The study will cost about $350,000, which is fairly cheap compared to a lot of energy sector spending. For example, $3.9 million was reportedly spent in June of 2014 when company Statoil Canada along with the Province of Newfoundland and Labrador, contributed to oil and gas development research. Results of New Brunswick’s report are expected to be published in 2016.
With baseline information collected before any fracking begins, New Brunswick will be a step ahead of the environmental controversy that always accompanies fracking operations. Once fracking commences at these selected locations, water quality assessments can continue and scientists will be able to more accurately identify any harmful effects shale gas development has on water supplies.
This research effort is encouraging. In April of 2014, CBC News reported a study that concluded the effect of fracking on water supplies is not properly monitored in Canada (and I’m highly pessimistic that the United States even monitors it at all).
In response to these findings, University of Alberta Professor and co-author of the report Rick Chalaturnyk said, “For large-scale shale gas development now, I don’t think you want to be in a position anymore of just saying, ‘trust me, we know what we’re doing.’ We’re past that.”
I wholeheartedly agree with Professor Chalaturnyk’s excellent summation of the situation. We are way past the point where we can trust that our drinking water is safe at the mercy of the oil and gas industry.
Government officials responsible for fracking zones need to hop on board and conduct similar studies. We need this information at our disposal, and it’s downright negligent of our government to ignore such a vital issue as potential contamination of our drinking water supplies. We’ve seen what happens when contaminated drinking supplies plague communities. That should not happen in the 21st century. Not in Canada, and not in the United States.
A man fishes in a freshwater stream in New Brunswick, Canada.
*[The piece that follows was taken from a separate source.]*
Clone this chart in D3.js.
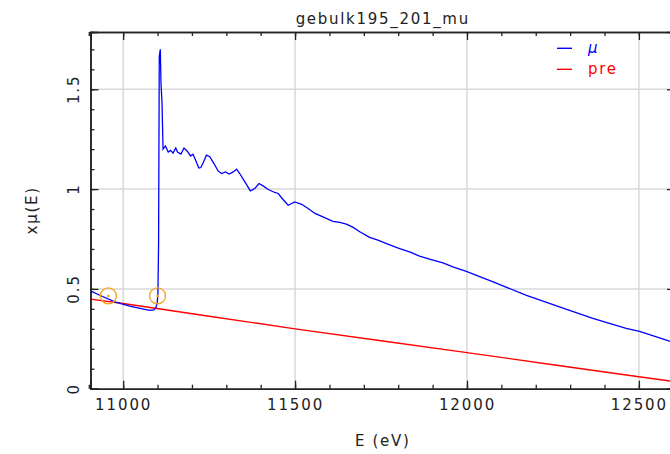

Assessing water quality prior to fracking activity will give the government vital information about fracking risks, and hopefully protect these freshwater resources.
I can’t wait to see these study results, and I hope we make a habit of conducting more research that ensures the safety of all citizens in conjunction with development in the energy or industrial sectors. Our governments work for us, so we need to insist they ensure safe and responsible development.
If these scientists find that water contamination occurs at unsafe levels, then fracking is just not worth the risk to our people and environment.